Copy these lines exactly and nothing else: from the line holding "Reproduce this chart with D3.js." to the line holding "2 * Math.PI);", both lines included.

Figure scripts:
"""

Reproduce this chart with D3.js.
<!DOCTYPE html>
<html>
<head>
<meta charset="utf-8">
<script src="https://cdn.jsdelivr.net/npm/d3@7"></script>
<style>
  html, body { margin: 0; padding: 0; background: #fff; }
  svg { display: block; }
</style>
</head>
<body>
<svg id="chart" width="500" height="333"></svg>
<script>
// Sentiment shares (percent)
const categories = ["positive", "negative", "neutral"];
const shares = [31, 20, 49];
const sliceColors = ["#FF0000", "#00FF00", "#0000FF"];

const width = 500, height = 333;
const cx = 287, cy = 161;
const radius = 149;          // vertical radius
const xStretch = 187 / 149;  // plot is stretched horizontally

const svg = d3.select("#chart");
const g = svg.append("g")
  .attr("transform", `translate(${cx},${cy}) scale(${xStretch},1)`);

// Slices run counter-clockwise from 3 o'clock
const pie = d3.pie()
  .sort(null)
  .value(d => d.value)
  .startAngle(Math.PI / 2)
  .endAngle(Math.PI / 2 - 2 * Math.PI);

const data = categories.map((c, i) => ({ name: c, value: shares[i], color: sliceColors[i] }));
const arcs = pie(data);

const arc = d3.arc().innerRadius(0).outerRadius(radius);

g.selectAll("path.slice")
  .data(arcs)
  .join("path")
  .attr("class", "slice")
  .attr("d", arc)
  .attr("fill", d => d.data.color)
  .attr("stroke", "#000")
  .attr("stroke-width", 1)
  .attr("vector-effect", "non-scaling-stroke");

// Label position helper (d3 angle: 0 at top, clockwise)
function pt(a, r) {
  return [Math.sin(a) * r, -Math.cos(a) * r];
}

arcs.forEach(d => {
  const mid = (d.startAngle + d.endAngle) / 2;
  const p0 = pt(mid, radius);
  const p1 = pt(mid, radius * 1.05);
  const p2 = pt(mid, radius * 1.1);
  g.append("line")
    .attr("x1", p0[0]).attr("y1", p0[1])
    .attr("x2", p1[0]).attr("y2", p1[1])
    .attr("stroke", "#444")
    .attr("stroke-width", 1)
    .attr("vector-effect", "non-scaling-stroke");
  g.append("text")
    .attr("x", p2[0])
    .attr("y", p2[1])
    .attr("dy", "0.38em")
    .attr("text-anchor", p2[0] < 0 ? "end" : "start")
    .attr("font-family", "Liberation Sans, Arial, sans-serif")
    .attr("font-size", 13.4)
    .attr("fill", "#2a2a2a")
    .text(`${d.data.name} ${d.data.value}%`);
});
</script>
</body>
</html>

"""
"""

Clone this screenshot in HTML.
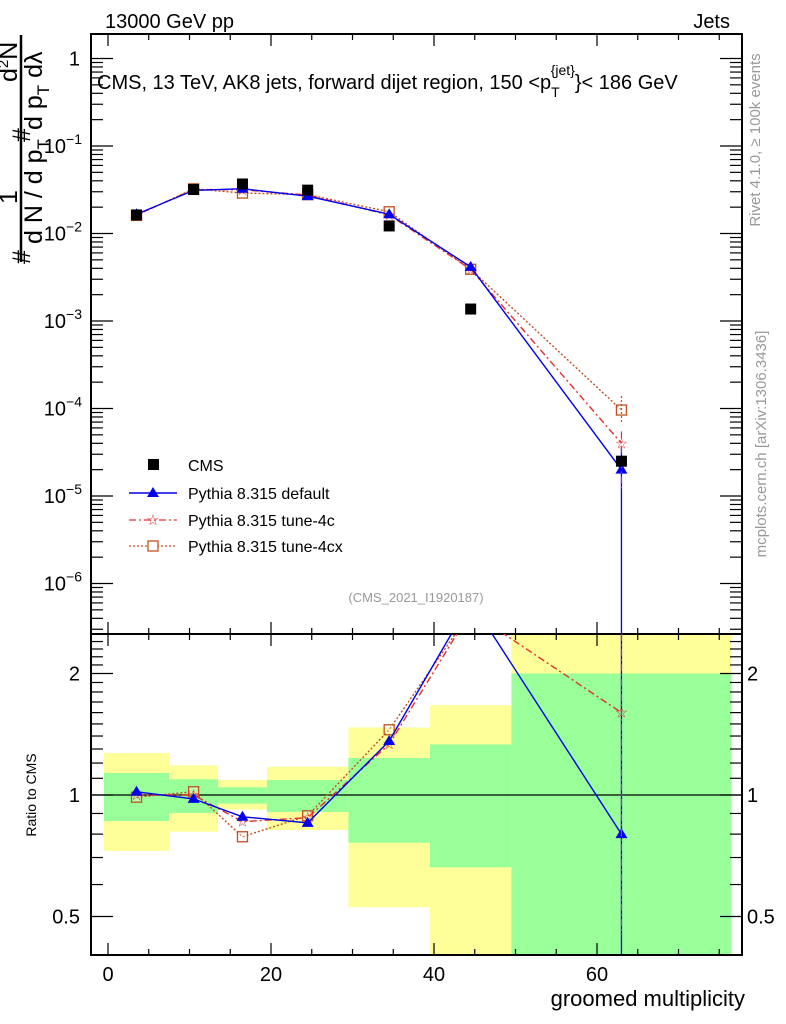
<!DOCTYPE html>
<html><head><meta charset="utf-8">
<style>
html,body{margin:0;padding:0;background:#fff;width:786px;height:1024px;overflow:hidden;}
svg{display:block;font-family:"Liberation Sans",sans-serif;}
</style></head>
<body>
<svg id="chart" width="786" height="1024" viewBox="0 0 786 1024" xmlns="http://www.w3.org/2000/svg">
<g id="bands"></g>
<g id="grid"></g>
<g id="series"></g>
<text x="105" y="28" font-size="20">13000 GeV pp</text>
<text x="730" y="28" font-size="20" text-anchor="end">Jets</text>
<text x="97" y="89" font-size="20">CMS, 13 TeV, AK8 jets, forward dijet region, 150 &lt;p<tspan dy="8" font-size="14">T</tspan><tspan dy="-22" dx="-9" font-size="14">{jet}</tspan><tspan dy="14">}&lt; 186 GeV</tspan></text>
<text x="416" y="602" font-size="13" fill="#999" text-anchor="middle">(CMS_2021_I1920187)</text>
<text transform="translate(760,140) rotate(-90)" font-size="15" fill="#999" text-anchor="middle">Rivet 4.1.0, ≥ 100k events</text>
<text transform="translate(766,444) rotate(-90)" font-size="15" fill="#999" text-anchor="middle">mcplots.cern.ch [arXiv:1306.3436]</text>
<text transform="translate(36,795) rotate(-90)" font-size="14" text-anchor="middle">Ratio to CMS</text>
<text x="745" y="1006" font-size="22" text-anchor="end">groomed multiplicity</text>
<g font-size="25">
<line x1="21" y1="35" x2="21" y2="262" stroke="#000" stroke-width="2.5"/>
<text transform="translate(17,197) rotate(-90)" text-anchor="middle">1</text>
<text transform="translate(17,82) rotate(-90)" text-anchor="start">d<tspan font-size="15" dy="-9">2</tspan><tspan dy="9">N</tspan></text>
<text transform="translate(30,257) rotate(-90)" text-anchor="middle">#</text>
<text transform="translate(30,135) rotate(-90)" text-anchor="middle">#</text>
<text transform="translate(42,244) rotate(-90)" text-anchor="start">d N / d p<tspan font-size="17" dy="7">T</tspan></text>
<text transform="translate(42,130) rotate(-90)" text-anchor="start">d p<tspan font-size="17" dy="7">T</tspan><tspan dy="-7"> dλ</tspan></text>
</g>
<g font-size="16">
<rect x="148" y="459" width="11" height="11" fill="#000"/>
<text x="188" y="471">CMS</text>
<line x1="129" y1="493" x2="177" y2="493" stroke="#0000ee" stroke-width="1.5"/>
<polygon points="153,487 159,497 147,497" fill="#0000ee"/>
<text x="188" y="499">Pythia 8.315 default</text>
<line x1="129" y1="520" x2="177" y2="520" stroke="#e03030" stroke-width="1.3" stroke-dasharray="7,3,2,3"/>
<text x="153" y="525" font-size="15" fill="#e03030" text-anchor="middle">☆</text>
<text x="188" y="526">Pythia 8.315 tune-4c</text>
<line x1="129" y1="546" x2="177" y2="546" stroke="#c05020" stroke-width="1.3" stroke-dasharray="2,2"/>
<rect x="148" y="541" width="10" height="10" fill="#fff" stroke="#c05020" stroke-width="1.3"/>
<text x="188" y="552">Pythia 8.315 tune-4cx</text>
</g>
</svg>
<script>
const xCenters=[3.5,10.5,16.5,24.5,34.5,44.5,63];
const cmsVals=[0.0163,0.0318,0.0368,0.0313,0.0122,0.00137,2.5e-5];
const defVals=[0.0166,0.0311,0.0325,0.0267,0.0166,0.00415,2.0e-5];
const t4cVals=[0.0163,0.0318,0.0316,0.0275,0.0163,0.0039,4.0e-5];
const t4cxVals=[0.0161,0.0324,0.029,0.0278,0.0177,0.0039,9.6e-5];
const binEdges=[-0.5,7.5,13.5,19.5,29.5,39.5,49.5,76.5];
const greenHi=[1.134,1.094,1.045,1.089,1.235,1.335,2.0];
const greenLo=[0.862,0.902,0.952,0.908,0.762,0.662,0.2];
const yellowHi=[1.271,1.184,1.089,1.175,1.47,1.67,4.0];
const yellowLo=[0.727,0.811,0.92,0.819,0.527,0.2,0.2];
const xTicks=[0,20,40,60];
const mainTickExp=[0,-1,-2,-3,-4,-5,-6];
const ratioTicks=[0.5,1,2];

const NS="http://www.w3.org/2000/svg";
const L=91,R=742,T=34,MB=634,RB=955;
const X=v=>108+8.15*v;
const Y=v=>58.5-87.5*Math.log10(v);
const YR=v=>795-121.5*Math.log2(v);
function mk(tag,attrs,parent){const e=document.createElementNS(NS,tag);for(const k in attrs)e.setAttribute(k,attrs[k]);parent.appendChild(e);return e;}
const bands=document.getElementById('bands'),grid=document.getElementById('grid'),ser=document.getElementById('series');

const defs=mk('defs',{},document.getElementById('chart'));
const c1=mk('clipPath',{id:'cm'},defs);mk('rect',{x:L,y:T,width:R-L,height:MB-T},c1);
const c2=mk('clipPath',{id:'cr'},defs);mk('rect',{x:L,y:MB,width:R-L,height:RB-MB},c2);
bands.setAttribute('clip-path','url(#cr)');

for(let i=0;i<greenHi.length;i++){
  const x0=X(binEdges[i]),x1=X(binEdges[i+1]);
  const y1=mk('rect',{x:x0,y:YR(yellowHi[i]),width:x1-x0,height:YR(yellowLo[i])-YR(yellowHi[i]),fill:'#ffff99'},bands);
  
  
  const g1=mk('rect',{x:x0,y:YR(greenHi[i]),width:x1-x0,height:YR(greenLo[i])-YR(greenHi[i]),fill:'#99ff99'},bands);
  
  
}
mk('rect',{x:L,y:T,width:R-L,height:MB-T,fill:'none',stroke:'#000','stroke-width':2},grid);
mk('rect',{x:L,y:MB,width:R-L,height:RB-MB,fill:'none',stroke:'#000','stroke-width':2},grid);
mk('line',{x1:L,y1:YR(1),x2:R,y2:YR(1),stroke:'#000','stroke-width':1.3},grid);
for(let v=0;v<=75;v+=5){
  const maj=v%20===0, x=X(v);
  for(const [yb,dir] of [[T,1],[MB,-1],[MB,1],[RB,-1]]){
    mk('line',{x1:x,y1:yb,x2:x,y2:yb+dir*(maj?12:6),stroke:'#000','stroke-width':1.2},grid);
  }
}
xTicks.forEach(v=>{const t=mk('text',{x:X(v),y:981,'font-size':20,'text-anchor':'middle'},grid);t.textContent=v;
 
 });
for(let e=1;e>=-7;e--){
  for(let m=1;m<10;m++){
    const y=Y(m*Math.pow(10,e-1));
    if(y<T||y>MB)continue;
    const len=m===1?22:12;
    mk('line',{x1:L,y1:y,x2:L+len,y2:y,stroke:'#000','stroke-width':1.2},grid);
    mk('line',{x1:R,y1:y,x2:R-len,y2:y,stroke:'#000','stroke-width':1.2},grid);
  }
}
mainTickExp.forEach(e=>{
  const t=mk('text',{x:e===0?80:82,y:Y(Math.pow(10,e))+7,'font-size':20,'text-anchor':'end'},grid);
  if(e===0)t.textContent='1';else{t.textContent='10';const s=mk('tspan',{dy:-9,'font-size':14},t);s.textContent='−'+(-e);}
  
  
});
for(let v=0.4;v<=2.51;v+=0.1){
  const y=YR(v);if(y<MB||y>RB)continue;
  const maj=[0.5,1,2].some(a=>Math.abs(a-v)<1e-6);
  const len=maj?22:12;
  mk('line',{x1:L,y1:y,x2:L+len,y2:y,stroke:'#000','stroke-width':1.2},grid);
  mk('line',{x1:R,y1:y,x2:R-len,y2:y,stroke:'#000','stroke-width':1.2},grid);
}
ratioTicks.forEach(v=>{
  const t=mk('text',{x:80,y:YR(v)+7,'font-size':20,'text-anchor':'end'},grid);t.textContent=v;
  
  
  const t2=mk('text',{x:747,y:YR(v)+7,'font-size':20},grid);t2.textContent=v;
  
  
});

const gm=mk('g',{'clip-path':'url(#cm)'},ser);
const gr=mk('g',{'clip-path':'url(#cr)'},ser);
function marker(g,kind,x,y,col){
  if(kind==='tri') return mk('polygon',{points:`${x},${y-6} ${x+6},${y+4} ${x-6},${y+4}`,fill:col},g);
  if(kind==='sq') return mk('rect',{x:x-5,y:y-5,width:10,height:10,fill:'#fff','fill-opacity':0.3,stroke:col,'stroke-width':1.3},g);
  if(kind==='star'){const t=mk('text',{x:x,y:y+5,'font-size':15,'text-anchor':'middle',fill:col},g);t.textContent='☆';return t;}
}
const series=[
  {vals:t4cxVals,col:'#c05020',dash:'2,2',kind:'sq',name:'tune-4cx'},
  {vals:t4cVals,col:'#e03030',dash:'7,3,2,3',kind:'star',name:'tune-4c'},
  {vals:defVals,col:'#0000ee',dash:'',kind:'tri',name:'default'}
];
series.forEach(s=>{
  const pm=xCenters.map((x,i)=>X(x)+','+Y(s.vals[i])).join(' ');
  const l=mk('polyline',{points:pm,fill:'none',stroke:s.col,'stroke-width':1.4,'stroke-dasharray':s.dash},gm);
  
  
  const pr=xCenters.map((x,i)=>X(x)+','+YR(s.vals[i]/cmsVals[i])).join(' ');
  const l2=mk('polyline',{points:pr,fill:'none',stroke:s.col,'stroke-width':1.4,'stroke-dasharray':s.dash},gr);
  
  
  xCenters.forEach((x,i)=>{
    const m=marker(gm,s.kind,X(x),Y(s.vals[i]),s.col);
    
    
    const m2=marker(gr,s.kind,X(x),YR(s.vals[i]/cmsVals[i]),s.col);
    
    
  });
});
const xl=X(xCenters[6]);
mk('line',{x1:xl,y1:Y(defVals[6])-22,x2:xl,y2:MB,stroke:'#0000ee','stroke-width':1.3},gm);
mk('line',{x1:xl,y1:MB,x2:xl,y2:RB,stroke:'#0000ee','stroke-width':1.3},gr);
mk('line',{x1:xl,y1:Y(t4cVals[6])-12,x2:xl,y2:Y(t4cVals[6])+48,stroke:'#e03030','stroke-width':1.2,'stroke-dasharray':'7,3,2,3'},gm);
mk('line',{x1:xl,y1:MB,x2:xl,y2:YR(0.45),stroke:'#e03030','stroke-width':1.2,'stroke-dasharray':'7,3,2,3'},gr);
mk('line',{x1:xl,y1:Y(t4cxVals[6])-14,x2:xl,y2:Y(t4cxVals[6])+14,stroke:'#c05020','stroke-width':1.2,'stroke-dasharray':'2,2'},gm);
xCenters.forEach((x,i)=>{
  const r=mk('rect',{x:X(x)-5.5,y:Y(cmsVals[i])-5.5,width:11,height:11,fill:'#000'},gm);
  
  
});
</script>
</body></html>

"""

§ **CORRECT ANSWER**:
Reproduce this chart with D3.js.
<!DOCTYPE html>
<html>
<head>
<meta charset="utf-8">
<script src="https://cdn.jsdelivr.net/npm/d3@7"></script>
<style>
  html, body { margin: 0; padding: 0; background: #fff; }
  svg { display: block; }
</style>
</head>
<body>
<svg id="chart" width="500" height="333"></svg>
<script>
// Sentiment shares (percent)
const categories = ["positive", "negative", "neutral"];
const shares = [31, 20, 49];
const sliceColors = ["#FF0000", "#00FF00", "#0000FF"];

const width = 500, height = 333;
const cx = 287, cy = 161;
const radius = 149;          // vertical radius
const xStretch = 187 / 149;  // plot is stretched horizontally

const svg = d3.select("#chart");
const g = svg.append("g")
  .attr("transform", `translate(${cx},${cy}) scale(${xStretch},1)`);

// Slices run counter-clockwise from 3 o'clock
const pie = d3.pie()
  .sort(null)
  .value(d => d.value)
  .startAngle(Math.PI / 2)
  .endAngle(Math.PI / 2 - 2 * Math.PI);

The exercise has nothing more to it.